Signalons que le bassin du Congo, souvent surnommé « le poumon de l’Afrique », absorbe chaque année une quantité de dioxyde de carbone six fois supérieure à celle de la forêt amazonienne, selon les experts. Cependant, la déforestation et l’exploitation illégale mettent en péril cet écosystème unique. La nouvelle initiative régionale, en cours de discussion, ambitionne de contrer ces menaces en renforçant les capacités des pays du Bassin du Congo à gérer durablement leurs ressources forestières.

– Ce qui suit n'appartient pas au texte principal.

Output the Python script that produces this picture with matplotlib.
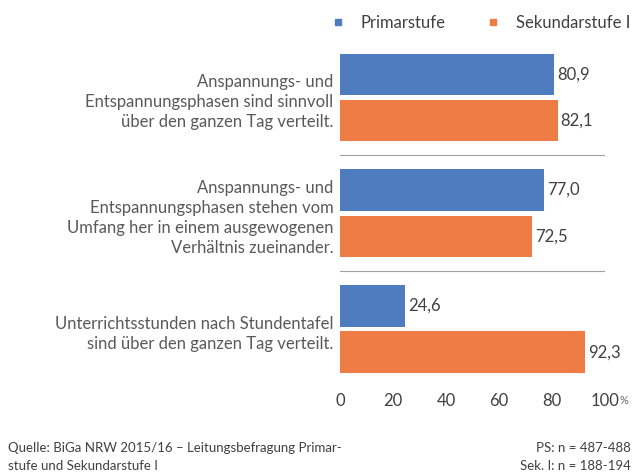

Rappelons qu’en avril 2024, le ministre des Forêts et de la Faune a signé un arrêté interdisant l’exportation sous forme de grumes de 76 essences de bois afin de favoriser la transformation locale. Cette décision anticipe l’interdiction progressive des exportations de grumes, qui sera instaurée par les pays de la Communauté économique et monétaire de l’Afrique centrale (CEMAC) notamment le Cameroun, le Congo, le Gabon, la Guinée équatoriale, le Tchad et la République centrafricaine (RCA) ainsi que par la République démocratique du Congo (RDC) à partir de 2025, avec une entrée en vigueur totale prévue pour 2028.
Depuis près de dix ans, le Cameroun a commencé à imposer des surtaxes sur les exportations de bois en grumes et de bois peu transformés (comme les sciages) en préparation à cette interdiction. Selon le ministre des Forêts, la liste des essences interdites d’exportation devrait s’élargir progressivement au fil des années. L’objectif est de « minimiser les impacts négatifs immédiats sur les recettes liées à la mise en œuvre de cette décision et de se concentrer sur les avantages économiques et financiers de la transformation locale », a expliqué Jules Doret Ndongo.
La Banque mondiale, par le biais de cette initiative, entend également améliorer la gouvernance forestière et encourager la mobilisation des investissements privés. Le secteur forestier représente jusqu’à 9 % du Produit intérieur brut (PIB) des pays du bassin du Congo et emploie entre 300 000 et 500 000 personnes, selon la Banque mondiale.
Le Center for Global Development estime que les services de séquestration du carbone fournis par cette forêt sont évalués à environ 55 milliards de dollars par an, représentant 36 % du PIB de la région en 2021.
À travers cette initiative, la Banque mondiale ambitionne donc de renforcer son soutien aux écosystèmes forestiers via son programme mondial de défi pour les forêts. Cette initiative vise aussi à améliorer la gouvernance, le respect des normes internationales et la création d’un environnement propice à la mobilisation des investissements du secteur privé.
En parallèle, elle s’attaquera à la protection des forêts à haute valeur de conservation et à la biodiversité dans le deuxième plus grand massif forestier tropical intact du monde. Tout comme elle cherchera aussi à améliorer la qualité de vie des communautés locales en clarifiant le régime foncier, en sécurisant les droits forestiers et en facilitant l’accès à une énergie de cuisson propre.
Ainsi, cette collaboration entre le Cameroun et la Banque mondiale marque un pas important vers une exploitation plus responsable des ressources naturelles du Bassin du Congo, tout en conciliant conservation environnementale et développement économique.